Groups for first responders, including the County Sheriffs of Colorado, testified against the current bill. Arapahoe County Sheriff Tyler Brown said police, paramedics and doctors have been training for years to identify severely agitated people and sedate them quickly with ketamine to get them to care.
“In my testimony to the House committee that was hearing the bill is that if we're not trained in it, we shouldn't be demanding that it be administered,” Brown told KUNC. “But we need to be able to share the information with the professionals so that they can have all of that laid out in front of them to help in their determination.”
He said regardless of the bill, officers should not direct paramedics to use ketamine, but that they need to be able to talk with medics about what’s going on with people who are in an emergent crisis because police are often the first on the scene.
The Colorado Association of Chiefs of Police and the Colorado Fraternal Order of Police are also among groups that opposed the bill and on Thursday issued a joint statement with county sheriffs.
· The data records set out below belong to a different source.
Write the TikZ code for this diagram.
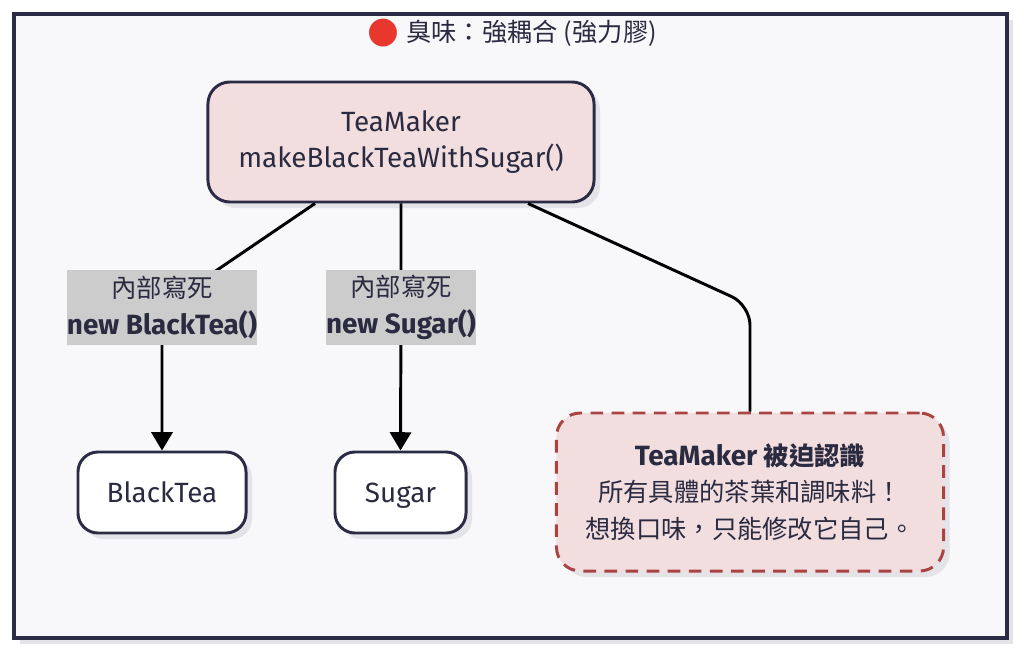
\documentclass[tikz,border=0pt]{standalone}
\usepackage{fontspec}
\setmainfont{Fira Sans}[Scale=1.1]
\newfontfamily\cjk{Noto Sans CJK TC}
\newfontfamily\symb{DejaVu Sans}
\usetikzlibrary{shapes,arrows.meta,positioning,shadows}
\definecolor{framecol}{HTML}{2B2B45}
\definecolor{txtcol}{HTML}{2A2A40}
\definecolor{bgcol}{HTML}{F8F8FA}
\definecolor{pinkcol}{HTML}{F2DEDF}
\definecolor{notecol}{HTML}{A94442}
\definecolor{lblcol}{HTML}{CCCCCC}
\definecolor{shadecol}{HTML}{E4E4E8}
\definecolor{dotred}{HTML}{E8382E}

\begin{document}
\begin{tikzpicture}[x=0.025cm,y=-0.025cm,
  box/.style={rectangle,rounded corners=0.5cm,draw=framecol,line width=2.1pt,text=txtcol,align=center,
    font=\fontsize{18}{26}\selectfont,
    drop shadow={shadow xshift=0.15cm,shadow yshift=-0.15cm,fill=shadecol,opacity=1}},
  lbl/.style={rectangle,fill=lblcol,text=txtcol,align=center,inner sep=0pt,font=\fontsize{18}{26}\selectfont},
  edge/.style={line width=2.1pt,black},
  arr/.style={edge,-{Triangle[width=15pt,length=13pt]}}]
\useasboundingbox (0,0) rectangle (1024,655);
\fill[white] (0,0) rectangle (1024,655);
% frame
\fill[shadecol] (20,20) rectangle (1013,644);
\draw[framecol,fill=bgcol,line width=2.6pt] (14,14) rectangle (1007,638);
\node[text=txtcol,font=\fontsize{18}{26}\selectfont] (title) at (512,33)
  {{\symb\fontsize{26}{26}\selectfont\raisebox{-0.5pt}{\color{dotred}●}} {\cjk 臭味：強耦合 (強力膠)}};

% nodes
\node[box,fill=pinkcol,minimum width=9.65cm,minimum height=3cm,rounded corners=0.55cm] (tm) at (401,142)
  {TeaMaker\\makeBlackTeaWithSugar()};
\node[box,fill=white,minimum width=4.2cm,minimum height=2.025cm] (bt) at (162,492.5) {BlackTea};
\node[box,fill=white,minimum width=3.275cm,minimum height=2.025cm,text depth=0pt] (sg) at (400.5,492.5) {Sugar};
\node[box,fill=pinkcol,draw=notecol,dashed,dash pattern=on 9pt off 6pt,
  minimum width=9.675cm,minimum height=3.95cm,rounded corners=0.6cm] (note) at (750,492)
  {\bfseries TeaMaker {\cjk 被迫認識}\\{\cjk 所有具體的茶葉和調味料！}\\{\cjk 想換口味，只能修改它自己。}};

% edges
\coordinate (kbt) at (162,307.5);
\coordinate (ksg) at (401,307.5);
\coordinate (kn) at (750,305);
\draw[arr] ([xshift=-2.15cm]tm.south) -- (kbt) -- (bt.north);
\draw[arr] (tm.south) -- (ksg) -- (sg.north);
\draw[edge,rounded corners=0.5cm] ([xshift=3.175cm]tm.south) -- (kn) -- (kn |- note.north);

% labels
\node[lbl,minimum width=4.7cm,minimum height=1.875cm] (lbt) at (kbt)
  {{\cjk 內部寫死}\\\bfseries new BlackTea()};
\node[lbl,minimum width=3.75cm,minimum height=1.875cm] (lsg) at (ksg)
  {{\cjk 內部寫死}\\\bfseries new Sugar()};
\end{tikzpicture}
\end{document}
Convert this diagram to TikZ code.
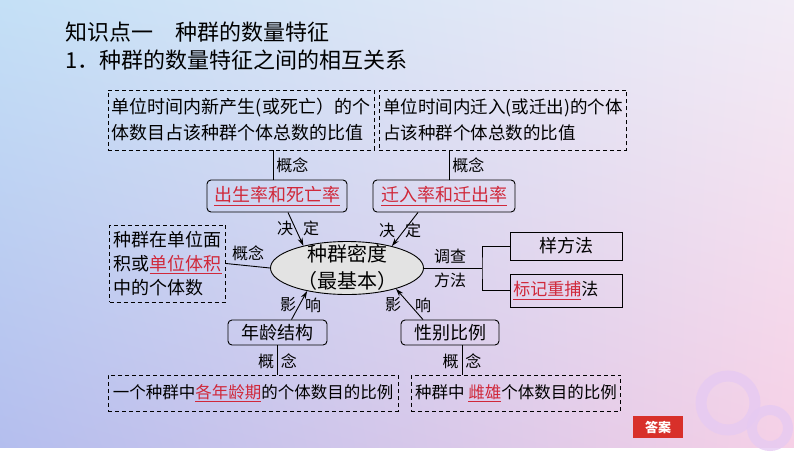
\documentclass[tikz,border=0pt]{standalone}
\usepackage{fontspec}
\setmainfont{Noto Sans CJK SC}
\usetikzlibrary{arrows.meta, positioning, shapes.geometric, calc, shadings}
\definecolor{keyred}{HTML}{D0283A}
\definecolor{bgblue}{HTML}{C4E0F6}
\definecolor{bglav}{HTML}{B4BEEE}
\definecolor{bgpink}{HTML}{F6D0E6}
\definecolor{bgwhite}{HTML}{F2ECF6}
\definecolor{ringcol}{HTML}{E6CAF2}
\definecolor{ansred}{HTML}{D8302A}
\newcommand{\keyword}[1]{{\color{keyred}\underline{#1}}}

\begin{document}
\begin{tikzpicture}[x=1pt, y=-1pt,
  defbox/.style={rectangle, draw, dashed, dash pattern=on 4pt off 3pt,
                 line width=0.9pt, align=left, inner sep=4pt,
                 font=\fontsize{18}{26}\selectfont},
  ratebox/.style={rectangle, draw, rounded corners=4pt, line width=0.9pt,
                  align=center, font=\fontsize{18}{22}\selectfont},
  methbox/.style={rectangle, draw, line width=0.9pt,
                  font=\fontsize{18}{22}\selectfont},
  dens/.style={ellipse, draw, line width=0.9pt, fill=gray!22,
               minimum width=153pt, minimum height=53pt, inner sep=0pt},
  tag/.style={font=\fontsize{16}{18}\selectfont, inner sep=1pt},
  link/.style={line width=0.9pt},
  arr/.style={line width=0.9pt, -{Stealth[length=8pt, width=5pt]}},
]

% ---- 背景 ----
\shade[upper left=bgblue, upper right=bgwhite, lower left=bglav,
       lower right=bgpink] (0,0) rectangle (794,447);
\draw[ringcol, line width=11pt, opacity=0.8] (728,403) circle (27);
\draw[ringcol, line width=10pt, opacity=0.8] (770,428) circle (18);

% ---- 标题 ----
\node[anchor=west, font=\fontsize{22}{24}\selectfont] (title) at (62,32)
  {知识点一\hspace{1em}种群的数量特征};
\node[anchor=west, font=\fontsize{22}{24}\selectfont] (subtitle) at (62,60)
  {1．种群的数量特征之间的相互关系};

% ---- 概念框 ----
\node[defbox, minimum width=262pt, minimum height=60pt] (birthdef) at (241,120)
  {单位时间内新产生(或死亡）的个\\体数目占该种群个体总数的比值};
\node[defbox, minimum width=234pt, minimum height=60pt,
      font=\fontsize{17.5}{26}\selectfont] (migdef) at (503,120)
  {单位时间内迁入(或迁出)的个体\\占该种群个体总数的比值};
\node[defbox, minimum width=115pt, minimum height=77pt,
      font=\fontsize{18}{24}\selectfont] (densdef) at (167.5,263.5)
  {种群在单位面\\积或\keyword{单位体积}\\中的个体数};
\node[defbox, minimum width=290pt, minimum height=36pt,
      font=\fontsize{16.5}{20}\selectfont] (agedef) at (253,393)
  {一个种群中\keyword{各年龄期}的个体数目的比例};
\node[defbox, minimum width=208pt, minimum height=36pt,
      font=\fontsize{16.5}{20}\selectfont] (sexdef) at (516,393)
  {种群中 \keyword{雌雄}个体数目的比例};

% ---- 特征 ----
\node[ratebox, minimum width=140pt, minimum height=32pt] (birth) at (277,196)
  {\keyword{出生率和死亡率}};
\node[ratebox, minimum width=142pt, minimum height=32pt] (mig) at (444,196)
  {\keyword{迁入率和迁出率}};
\node[ratebox, minimum width=99pt, minimum height=25pt] (age) at (277.5,332.5)
  {年龄结构};
\node[ratebox, minimum width=98pt, minimum height=25pt] (sex) at (450,332.5)
  {性别比例};

% ---- 种群密度 ----
\node[dens] (density) at (347,268) {};
\node[align=center, font=\fontsize{20}{27}\selectfont] (denstext) at (347,267)
  {种群密度\\（最基本）};

% ---- 调查方法 ----
\node[methbox, minimum width=112pt, minimum height=28pt] (quadrat) at (566,246)
  {样方法};
\node[methbox, minimum width=112pt, minimum height=33pt, anchor=west,
      font=\fontsize{17}{22}\selectfont, text width=106pt, inner sep=3pt]
  (capture) at (510,290.5) {\keyword{标记重捕}法};
\coordinate (fork) at (482,268);

% ---- 连线 ----
\coordinate (birthtop) at (273,180);
\coordinate (migtop) at (449,180);
\coordinate (sexfoot) at ([xshift=12pt]sex.south);
\draw[link] (birthtop) -- (birthtop |- birthdef.south)
  node[tag, midway, right=2pt] (tagA) {概念};
\draw[link] (migtop) -- (migtop |- migdef.south)
  node[tag, midway, right=2pt] (tagB) {概念};
\draw[link] (densdef.east) -- (density.west)
  node[tag, midway, above=3pt] (tagE) {概念};
\draw[link] (age.south) -- (age.south |- agedef.north)
  node[tag, pos=0.55, left=2pt] (tagH1) {概}
  node[tag, pos=0.55, right=2pt] (tagH2) {念};
\draw[link] (sexfoot) -- (sexfoot |- sexdef.north)
  node[tag, pos=0.55, left=2pt] (tagI1) {概}
  node[tag, pos=0.55, right=2pt] (tagI2) {念};

\draw[link] (density.east) -- (fork)
  node[tag, pos=0.45, above=3pt] (tagM1) {调查}
  node[tag, pos=0.45, below=4pt] (tagM2) {方法};
\draw[link] (quadrat.west) -| (fork) |- (capture.west);

% ---- 决定 / 影响 ----
\draw[arr] ([xshift=11pt]birth.south) -- (density.153);
\draw[arr] ([xshift=-26pt]mig.south) -- (density.26);
\draw[arr] ([xshift=14pt]age.north) -- (density.210);
\draw[arr] ([xshift=-27pt]sex.north) -- (density.337);
\node[tag] (jue1)   at (285,228) {决};
\node[tag] (ding1)  at (311,228) {定};
\node[tag] (jue2)   at (387,230) {决};
\node[tag] (ding2)  at (413,230) {定};
\node[tag] (ying1)  at (288,305) {影};
\node[tag] (xiang1) at (313,305) {响};
\node[tag] (ying2)  at (393,305) {影};
\node[tag] (xiang2) at (423,305) {响};

% ---- 答案 ----
\node[fill=ansred, text=white, minimum width=50pt, minimum height=22pt,
      font=\fontsize{13}{14}\selectfont\bfseries, inner sep=0pt] (answer)
  at (658,427) {答案};

\end{tikzpicture}
\end{document}
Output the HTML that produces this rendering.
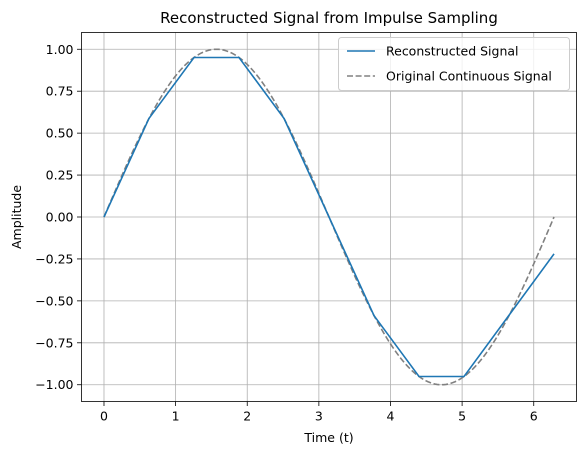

“House Bill 1251 is unprecedented and potentially dangerous legislation that will chill critical communication among first responders and hurt patient care,” the statement said. “If signed into law, House Bill 1251 may prevent or hinder law enforcement from providing all necessary information to EMS for fear that sharing such information may later be perceived as “directing” EMS’ actions, and result in criminal charges against the officer.”
Supporters said the bill contains a provision that officers “may provide critical medical information or any other pertinent information about the individual or the scene of the emergency that may assist the EMS provider's assessment of the need to administer ketamine.”
Another provision in the bill requires officers to intervene and stop their fellow officers if they witness one attempting to influence a paramedic to unduly use ketamine on a person. If they fail to do so, it is considered a misdemeanor crime.
The bill also would require EMS providers who feel officers wrongly influenced them to use ketamine to confidentially report such incidents to the Colorado Peace Officer Standards and Training Board. If there is a determination of wrongdoing, an officer can lose their certification.
The bill also requires that if people are going to be sedated, that EMS personnel either weigh them or that two trained personnel agree on an estimation of a person’s weight. The independent report in Aurora found that Elijah McClain had been given a dose that grossly overestimated his weight.
Polis, through his office, said he appreciates the work of the bill sponsors on this “important legislation,” but would not indicate whether he will sign it. The governor’s office said he will review it once it reaches his desk.